Leaving a place, and arriving to another one, daily displacement, a long distance trip, the last bus of a Saturday evening… Our relation to cities can be told through our mobility choices, our daily commute. Mobility habits are part of the social identity of a place, and in cities where the public space is getting completely segregated into different social groups, the subway becomes the main space of major social mix. New technologies are strongly affecting our mobility habits, we change owning for sharing, and fuels for batteries, we are connected, predicted and we want to be “smart”. How will our daily commute look tomorrow? Will our commuting space be as tailored made as Spotify’s “weekly discover”? Will we then be so segregated we won’t ever be able to encounter someone from a different social group during our subway commute?
Mobility projects have strong social implications, and therefore, they always have a political position behind. The only way to ensure that a mobility initiative sticks to fair values is by acknowledging the position it has and shaping it until it matches with the real values that are intended to exist within the project.
This idea of shaping the vision of a mobility project with a radical idea of a city is based on observing how, along the 20th century, different theoretical urban speculations with strong political ideas where linked to specific ways of moving. The Garden City (1898) of Ebenezer Howard took advantage of the rail mobility to propose a vision for a polycentric city. This city sought to provide an urban experience far from the overcrowded industrialized cities, and reconnected to the advantages of living in the countryside. In Broadacre City (1932) Frank Lloyd Wright wanted as well to reconnect with the values of the countryside, but from an individualized American point of view, that gave priority to the value of freedom, translated into freedom of movement and communications. Wright not only wanted people to be more connected to the countryside, but advocated for the actual dissolution of the cities into an endless suburbia, supported by cars and in a second phase, flying machines, that would release architecture not only from urban cores but from any type of infrastructure. Archigram’s A Walking City (1964) was set in a world where cities were detached from the ground.

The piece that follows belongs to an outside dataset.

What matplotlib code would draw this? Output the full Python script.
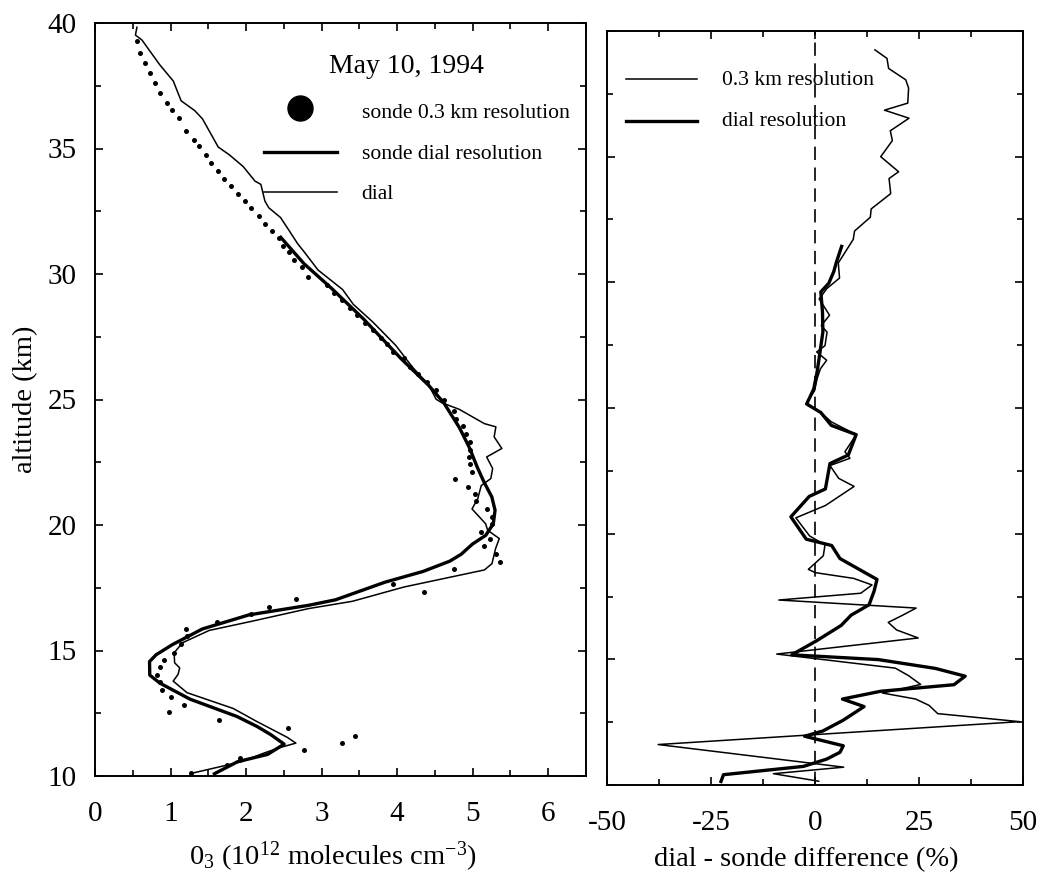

Static places would lose any cultural value and become mere resource providers, and society would roam around the earth in capsule structured machines that based its technology in an early idea of artificial intelligence.
Mobility infrastructure affects the morphology and organization of the city, ordering its sprawl, its urban cores and its empty highway nodes, and influences where the city keeps on growing, and where it stops. New mobility trends open the door to new forms of cities, that’s why Howard, Wright and Archigram supported their radical theories of urban development with specific ways of moving around. The Garden City would become a completely different project if the trains were changed by cars, the choices taken regarding how we move are all political. Controlling the political meaning of a mobility initiative is key to give clearance to the vision of the project. A build up controlled vision aligned with specific urban values will promote a better understanding of the general ideas behind the project, contributing not only to a more successful communication of mobility projects, and a major social commitment. The political position of a mobility project can be shaped through a theoretical exercise, where the idea is scaled up to an exaggerated hypothetical situation. The same way the initial project was related to a real city, the distorted version of the mobility project will need to be related to an extreme city. It is in the definition of this extreme city, who lives there and how, where the final political positions of the project can be shaped
How do we envision the future? Will we multitask even more during our trips? Could we still lose our minds through the window of the train? Or will a machine learning algorithm be whispering tailored advertisements in our ear through our long way home? The mobility design of today will build up the trends of how we move tomorrow. The story behind urban struggles or achievements lies on the political choice of urban and mobility initiatives.